DIRECTION
Everything from the first line of the data below through the line that contains "PB = H - 650" should be written out exactly, please, and nothing more; the pictures stay out.

DATA
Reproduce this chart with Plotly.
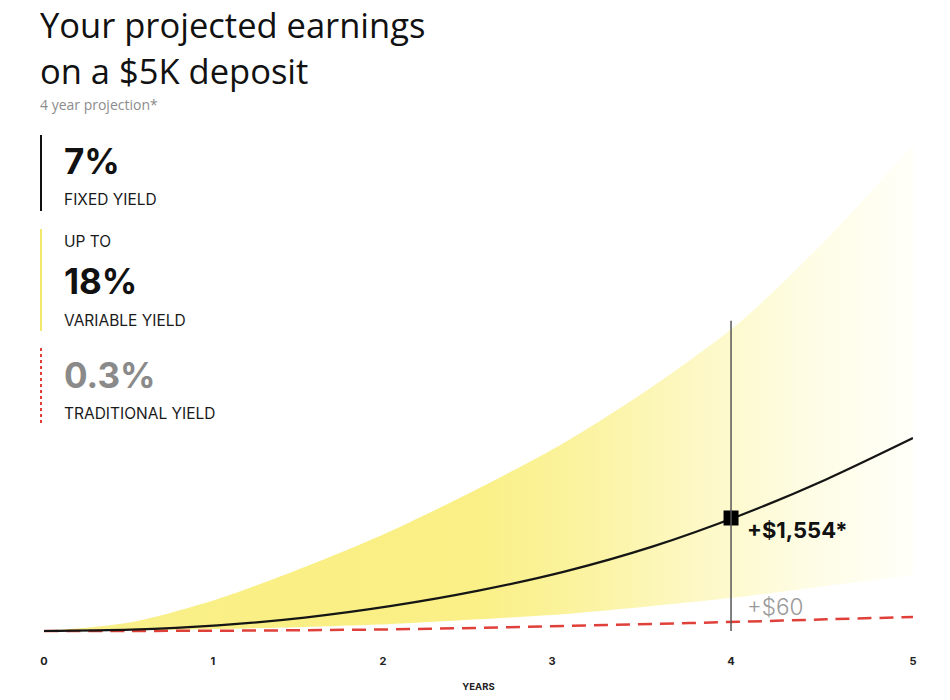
import numpy as np
import plotly.graph_objects as go

# ---------------- data ----------------
years = [0, 0.5, 1, 1.5, 2, 2.5, 3, 3.5, 4, 4.5, 5]
fixed_earnings = [0, 18, 78, 185, 345, 555, 820, 1160, 1585, 2085, 2654]
variable_upper = [0, 120, 440, 880, 1380, 1960, 2600, 3360, 4240, 5380, 6683]
variable_lower = [0, 8, 27, 55, 96, 160, 234, 344, 467, 620, 770]
traditional_earnings = [0, 1, 4, 11, 23, 43, 69, 96, 127, 160, 193]

tick_labels = ["0", "1", "2", "3", "4", "5"]
tick_pos = [0, 0.972, 1.951, 2.923, 3.953, 5.0]

highlight_idx = 4            # "year 4" projection
fixed_label_value = 1554
traditional_label_value = 60

# ---------------- layout helpers ----------------
# body margin is removed by post_script, so screen px == figure px
W, H = 950, 700
PL = 44                 # plot area left  (screen px 44)
PR = W - 913            # plot area right (screen px 913)
PT = 100                # plot area top   (screen px 100)
PB = H - 650            # plot area bottom(screen px 650)


def xp(sx):
    """screen x (px) -> paper x"""
    return (sx - PL) / (W - PL - PR)


def yp(sy):
    """screen y (px) -> paper y"""
    return (H - PB - sy) / (H - PT - PB)


PX_PER_DOLLAR = 113 / 1554.0
plot_h = H - PT - PB
y_min = -(650 - 631) / PX_PER_DOLLAR
y_max = y_min + plot_h / PX_PER_DOLLAR

hx = tick_pos[highlight_idx]
trad_at_h = float(np.interp(hx, years, traditional_earnings))
upper_at_h = float(np.interp(hx, years, variable_upper))

fig = go.Figure()

# variable yield band (lower edge, then upper edge filled to it)
fig.add_trace(go.Scatter(
    x=years, y=variable_lower, mode="lines",
    line=dict(width=0, shape="spline", smoothing=0.8, color="rgba(0,0,0,0)"),
    hoverinfo="skip"))
fig.add_trace(go.Scatter(
    x=years, y=variable_upper, mode="lines", fill="tonexty",
    line=dict(width=0, shape="spline", smoothing=0.8, color="rgba(0,0,0,0)"),
    fillgradient=dict(
        type="horizontal", start=0, stop=5,
        colorscale=[
            [0.0, "rgb(249,240,140)"],
            [0.3, "rgb(249,239,132)"],
            [0.5, "rgb(250,240,135)"],
            [0.62, "rgb(251,243,160)"],
            [0.75, "rgb(253,248,196)"],
            [0.87, "rgb(254,252,226)"],
            [1.0, "rgb(255,255,249)"],
        ]),
    hoverinfo="skip"))

# traditional yield
fig.add_trace(go.Scatter(
    x=years, y=traditional_earnings, mode="lines",
    line=dict(color="#e0403a", width=2.5, dash="14px,8px", shape="spline"),
    hoverinfo="skip"))

# fixed yield
fig.add_trace(go.Scatter(
    x=years, y=fixed_earnings, mode="lines",
    line=dict(color="#151515", width=2.2, shape="spline", smoothing=0.8),
    hoverinfo="skip"))

# vertical reference line at year 4
fig.add_shape(type="line", xref="x", yref="y", x0=hx, x1=hx,
              y0=0, y1=upper_at_h + 110,
              line=dict(color="#555555", width=1.5))

# highlight marker
fig.add_trace(go.Scatter(
    x=[hx], y=[fixed_label_value], mode="markers",
    marker=dict(symbol="square", size=15, color="#000000"),
    cliponaxis=False, hoverinfo="skip"))

fig.add_annotation(x=hx, y=fixed_label_value, xref="x", yref="y",
                   text=f"<b>+${fixed_label_value:,}*</b>", showarrow=False,
                   xanchor="left", yanchor="middle", xshift=14, yshift=-12,
                   font=dict(family="Inter", size=22, color="#111111"))
fig.add_annotation(x=hx, y=trad_at_h, xref="x", yref="y",
                   text=f"+${traditional_label_value}", showarrow=False,
                   xanchor="left", yanchor="middle", xshift=14, yshift=15,
                   font=dict(family="Inter", size=22.5, color="#9a9a9a",
                             weight=300))

# ---------------- title & subtitle ----------------
TITLE_FONT = "Open Sans"
fig.add_annotation(x=xp(38), y=yp(24.5), xref="paper", yref="paper",
                   text="Your projected earnings", showarrow=False,
                   xanchor="left", yanchor="middle",
                   font=dict(family=TITLE_FONT, size=34.5, color="#111111"))
fig.add_annotation(x=xp(38), y=yp(70), xref="paper", yref="paper",
                   text="on a $5K deposit", showarrow=False,
                   xanchor="left", yanchor="middle",
                   font=dict(family=TITLE_FONT, size=34.5, color="#111111"))
fig.add_annotation(x=xp(38), y=yp(104), xref="paper", yref="paper",
                   text="4 year projection*", showarrow=False,
                   xanchor="left", yanchor="middle",
                   font=dict(family=TITLE_FONT, size=14, color="#8c8c8c"))

# ---------------- side legend ----------------
LEG_FONT = "Inter"
fig.add_shape(type="line", xref="paper", yref="paper",
              x0=xp(41), x1=xp(41), y0=yp(135), y1=yp(211),
              line=dict(color="#111111", width=2))
fig.add_shape(type="line", xref="paper", yref="paper",
              x0=xp(41), x1=xp(41), y0=yp(229), y1=yp(331),
              line=dict(color="#f2e96a", width=2))
fig.add_shape(type="line", xref="paper", yref="paper",
              x0=xp(41), x1=xp(41), y0=yp(348), y1=yp(425),
              line=dict(color="#e0403a", width=2, dash="3px,3px"))

legend_items = [
    ("<b>7%</b>", 161, 35, "#111111"),
    ("FIXED YIELD", 200, 15.5, "#1a1a1a"),
    ("UP TO", 241, 15.5, "#1a1a1a"),
    ("<b>18%</b>", 281, 35, "#111111"),
    ("VARIABLE YIELD", 320, 15.5, "#1a1a1a"),
    ("<b>0.3%</b>", 375, 35, "#8a8a8a"),
    ("TRADITIONAL YIELD", 413, 15.5, "#1a1a1a"),
]
for txt, ypix, fs, col in legend_items:
    fig.add_annotation(x=xp(62), y=yp(ypix), xref="paper", yref="paper",
                       text=txt, showarrow=False, xanchor="left",
                       yanchor="middle",
                       font=dict(family=LEG_FONT, size=fs, color=col))

# ---------------- axes ----------------
fig.update_xaxes(range=[0, 5], tickvals=tick_pos, ticktext=tick_labels,
                 showgrid=False, zeroline=False, showline=False, ticks="",
                 automargin=False, ticklabelstandoff=3,
                 tickfont=dict(family=LEG_FONT, size=11, color="#222222",
                               weight="bold"),
                 title=dict(text="<b>YEARS</b>", standoff=16,
                            font=dict(family=LEG_FONT, size=9.5,
                                      color="#222222")))
fig.update_yaxes(range=[y_min, y_max], visible=False, automargin=False)

fig.update_layout(width=W, height=H,
                  margin=dict(l=PL, r=PR, t=PT, b=PB, autoexpand=False),
                  plot_bgcolor="white", paper_bgcolor="white",
                  showlegend=False)

fig.write_html(
    "out.html",
    config={"displayModeBar": False},
    post_script="document.body.style.margin='0';"
                "document.body.style.overflow='hidden';")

FINAL ANSWER
Reproduce this chart with Plotly.
import numpy as np
import plotly.graph_objects as go

# ---------------- data ----------------
years = [0, 0.5, 1, 1.5, 2, 2.5, 3, 3.5, 4, 4.5, 5]
fixed_earnings = [0, 18, 78, 185, 345, 555, 820, 1160, 1585, 2085, 2654]
variable_upper = [0, 120, 440, 880, 1380, 1960, 2600, 3360, 4240, 5380, 6683]
variable_lower = [0, 8, 27, 55, 96, 160, 234, 344, 467, 620, 770]
traditional_earnings = [0, 1, 4, 11, 23, 43, 69, 96, 127, 160, 193]

tick_labels = ["0", "1", "2", "3", "4", "5"]
tick_pos = [0, 0.972, 1.951, 2.923, 3.953, 5.0]

highlight_idx = 4            # "year 4" projection
fixed_label_value = 1554
traditional_label_value = 60

# ---------------- layout helpers ----------------
# body margin is removed by post_script, so screen px == figure px
W, H = 950, 700
PL = 44                 # plot area left  (screen px 44)
PR = W - 913            # plot area right (screen px 913)
PT = 100                # plot area top   (screen px 100)
PB = H - 650            # plot area bottom(screen px 650)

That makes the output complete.